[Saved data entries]
⟨
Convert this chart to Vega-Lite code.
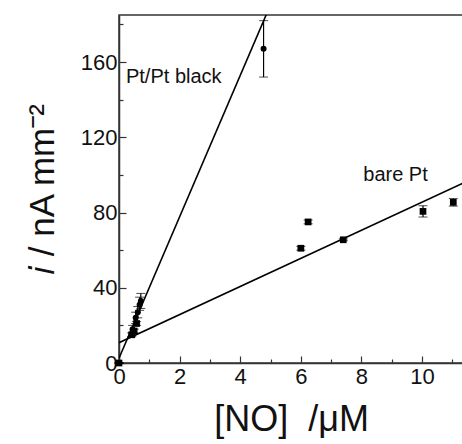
{
  "$schema": "https://vega.github.io/schema/vega-lite/v6.json",
  "autosize": "none",
  "width": 344,
  "height": 348,
  "padding": {"left": 119, "top": 15, "right": 0, "bottom": 81},
  "background": "white",
  "config": {
    "font": "Liberation Sans",
    "view": {"stroke": "#333", "strokeWidth": 1.5}
  },
  "datasets": {
    "points": [
      {"series": "Pt/Pt black", "x": 0, "y": 0, "lo": 0, "hi": 0},
      {"series": "Pt/Pt black", "x": 0.45, "y": 18, "lo": 16, "hi": 20},
      {"series": "Pt/Pt black", "x": 0.55, "y": 24, "lo": 21, "hi": 27},
      {"series": "Pt/Pt black", "x": 0.62, "y": 27, "lo": 24, "hi": 30},
      {"series": "Pt/Pt black", "x": 0.68, "y": 31, "lo": 28, "hi": 35},
      {"series": "Pt/Pt black", "x": 0.72, "y": 33, "lo": 29, "hi": 37},
      {"series": "Pt/Pt black", "x": 4.77, "y": 167, "lo": 152, "hi": 182},
      {"series": "bare Pt", "x": 0, "y": 0, "lo": 0, "hi": 0},
      {"series": "bare Pt", "x": 0.42, "y": 15, "lo": 14, "hi": 16},
      {"series": "bare Pt", "x": 0.5, "y": 17, "lo": 16, "hi": 18},
      {"series": "bare Pt", "x": 0.58, "y": 21, "lo": 20, "hi": 22},
      {"series": "bare Pt", "x": 6.0, "y": 61, "lo": 60, "hi": 62},
      {"series": "bare Pt", "x": 6.24, "y": 75, "lo": 74, "hi": 76},
      {"series": "bare Pt", "x": 7.4, "y": 65.5, "lo": 65, "hi": 66},
      {"series": "bare Pt", "x": 10.03, "y": 80.6, "lo": 77.6, "hi": 83.6},
      {"series": "bare Pt", "x": 11.03, "y": 85.4, "lo": 83.4, "hi": 87.4}
    ],
    "fits": [
      {"fit": "Pt/Pt black", "x": 0, "y": 2.5},
      {"fit": "Pt/Pt black", "x": 4.95, "y": 188.6},
      {"fit": "bare Pt", "x": 0, "y": 10.8},
      {"fit": "bare Pt", "x": 11.35, "y": 95.6}
    ],
    "labels": [
      {"text": "Pt/Pt black", "x": 0.23, "y": 152},
      {"text": "bare Pt", "x": 8.06, "y": 99.7}
    ]
  },
  "encoding": {
    "x": {
      "field": "x", "type": "quantitative",
      "scale": {"domain": [0, 11.35], "nice": false, "zero": false},
      "axis": {
        "values": [0, 1, 2, 3, 4, 5, 6, 7, 8, 9, 10, 11],
        "labelExpr": "datum.value % 2 === 0 ? datum.label : ''",
        "tickSize": {"condition": {"test": "datum.value % 2 === 0", "value": -7}, "value": -4},
        "tickColor": "#333", "tickWidth": 1.2,
        "domainColor": "#333", "domainWidth": 1.5,
        "grid": false,
        "labelFontSize": 22, "labelColor": "#111", "labelPadding": 10, "labelFlush": false,
        "title": "[NO]\u00a0 /μM", "titleFontSize": 36, "titleFontWeight": "normal", "titleColor": "#111", "titlePadding": 15
      }
    },
    "y": {
      "field": "y", "type": "quantitative",
      "scale": {"domain": [0, 185], "nice": false, "zero": false},
      "axis": {
        "values": [0, 20, 40, 60, 80, 100, 120, 140, 160, 180],
        "labelExpr": "datum.value % 40 === 0 ? datum.label : ''",
        "tickSize": {"condition": {"test": "datum.value % 40 === 0", "value": -7}, "value": -4},
        "tickColor": "#333", "tickWidth": 1.2,
        "domainColor": "#333", "domainWidth": 1.5,
        "grid": false,
        "labelFontSize": 22, "labelColor": "#111", "labelPadding": 9, "labelFlush": false,
        "title": "𝑖 / nA mm⁻²", "titleFontSize": 35, "titleFontWeight": "normal", "titleColor": "#111", "titlePadding": 20
      }
    }
  },
  "layer": [
    {
      "data": {"name": "fits"},
      "mark": {"type": "line", "color": "black", "strokeWidth": 1.6, "clip": true},
      "encoding": {"detail": {"field": "fit"}}
    },
    {
      "data": {"name": "points"},
      "mark": {"type": "errorbar", "color": "black", "ticks": {"size": 9, "color": "black"}, "rule": {"strokeWidth": 1.2}},
      "encoding": {
        "y": {"field": "lo", "type": "quantitative"},
        "y2": {"field": "hi"}
      }
    },
    {
      "data": {"name": "points"},
      "mark": {"type": "point", "filled": true, "opacity": 1, "color": "black"},
      "encoding": {
        "shape": {"field": "series", "type": "nominal", "scale": {"domain": ["Pt/Pt black", "bare Pt"], "range": ["circle", "square"]}, "legend": null},
        "size": {"field": "series", "type": "nominal", "scale": {"domain": ["Pt/Pt black", "bare Pt"], "range": [36, 45]}, "legend": null}
      }
    },
    {
      "data": {"name": "labels"},
      "mark": {"type": "text", "align": "left", "baseline": "middle", "fontSize": 20, "color": "#111"},
      "encoding": {"text": {"field": "text"}}
    }
  ]
}
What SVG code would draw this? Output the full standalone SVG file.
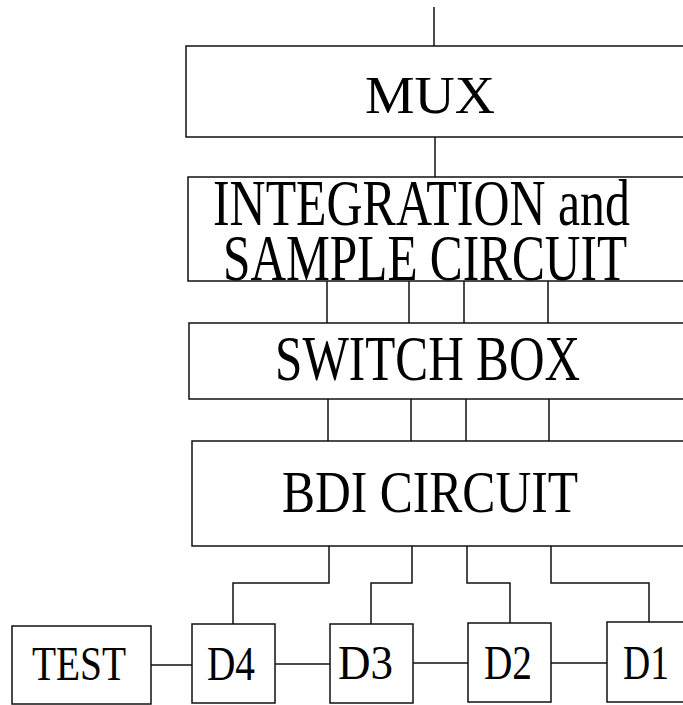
<svg xmlns="http://www.w3.org/2000/svg" width="683" height="705" viewBox="0 0 683 705">
<style>
.box{fill:none;stroke:#111;stroke-width:1.5}
.wire{fill:none;stroke:#111;stroke-width:1.5}
.lbl{font-family:"Liberation Serif","Times New Roman",serif;fill:#000}
</style>
<rect x="0" y="0" width="683" height="705" fill="#fff"/>
<g id="connectors">
<path class="wire" d="M434 7V46"/>
<path class="wire" d="M435 137V177"/>
<path class="wire" d="M327 281V323M409 281V323M464 281V323M548 281V323"/>
<path class="wire" d="M328 399V441M411 399V441M466 399V441M549 399V441"/>
<path class="wire" d="M329 546V583H233V624"/>
<path class="wire" d="M412 546V583H371V624"/>
<path class="wire" d="M467 546V583H510V623"/>
<path class="wire" d="M551 546V583H649V622"/>
<path class="wire" d="M151 665H192M275 664H330M413 663H468M551 663H607"/>
</g>
<g id="mux">
<rect class="box" x="186" y="46" width="510" height="91"/>
<text class="lbl" x="365" y="113" font-size="53" textLength="130" lengthAdjust="spacingAndGlyphs">MUX</text>
</g>
<g id="integration">
<rect class="box" x="188" y="177" width="510" height="104"/>
<text class="lbl" x="213" y="225" font-size="66" textLength="417" lengthAdjust="spacingAndGlyphs">INTEGRATION and</text>
<text class="lbl" x="223" y="280" font-size="66" textLength="404" lengthAdjust="spacingAndGlyphs">SAMPLE CIRCUIT</text>
</g>
<g id="switchbox">
<rect class="box" x="189" y="323" width="510" height="76"/>
<text class="lbl" x="275" y="380" font-size="63" textLength="305" lengthAdjust="spacingAndGlyphs">SWITCH BOX</text>
</g>
<g id="bdi">
<rect class="box" x="192" y="441" width="510" height="105"/>
<text class="lbl" x="282" y="512" font-size="60" textLength="296" lengthAdjust="spacingAndGlyphs">BDI CIRCUIT</text>
</g>
<g id="test">
<rect class="box" x="12" y="626" width="139" height="78"/>
<text class="lbl" x="32" y="680" font-size="48" textLength="94" lengthAdjust="spacingAndGlyphs">TEST</text>
</g>
<g id="d4">
<rect class="box" x="192" y="624" width="83" height="79"/>
<text class="lbl" x="207" y="680" font-size="48" textLength="48" lengthAdjust="spacingAndGlyphs">D4</text>
</g>
<g id="d3">
<rect class="box" x="330" y="624" width="83" height="79"/>
<text class="lbl" x="338" y="679" font-size="48" textLength="55" lengthAdjust="spacingAndGlyphs">D3</text>
</g>
<g id="d2">
<rect class="box" x="468" y="623" width="83" height="79"/>
<text class="lbl" x="484" y="679" font-size="48" textLength="48" lengthAdjust="spacingAndGlyphs">D2</text>
</g>
<g id="d1">
<rect class="box" x="607" y="622" width="90" height="80"/>
<text class="lbl" x="623" y="679" font-size="48" textLength="46" lengthAdjust="spacingAndGlyphs">D1</text>
</g>
</svg>
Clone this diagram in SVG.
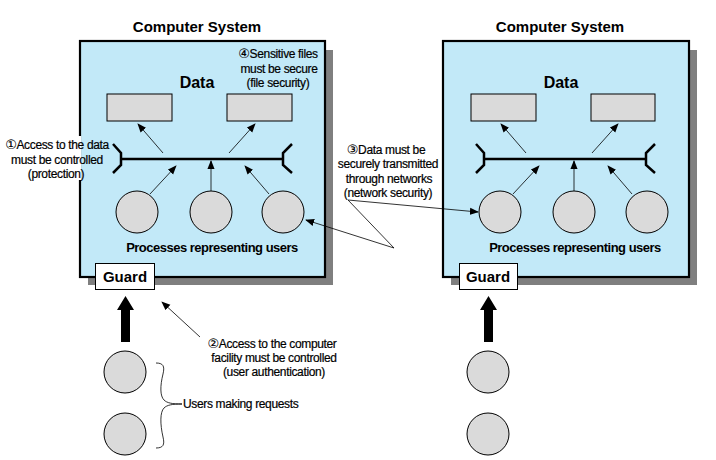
⟩
**YOUR OBJECTIVE:**
All lines above containing the string "this" are to be collected.

**COMPLETED EXERCISE:**
Convert this chart to Vega-Lite code.
What SVG code would draw this? Output the full standalone SVG file.
Clone this diagram in SVG.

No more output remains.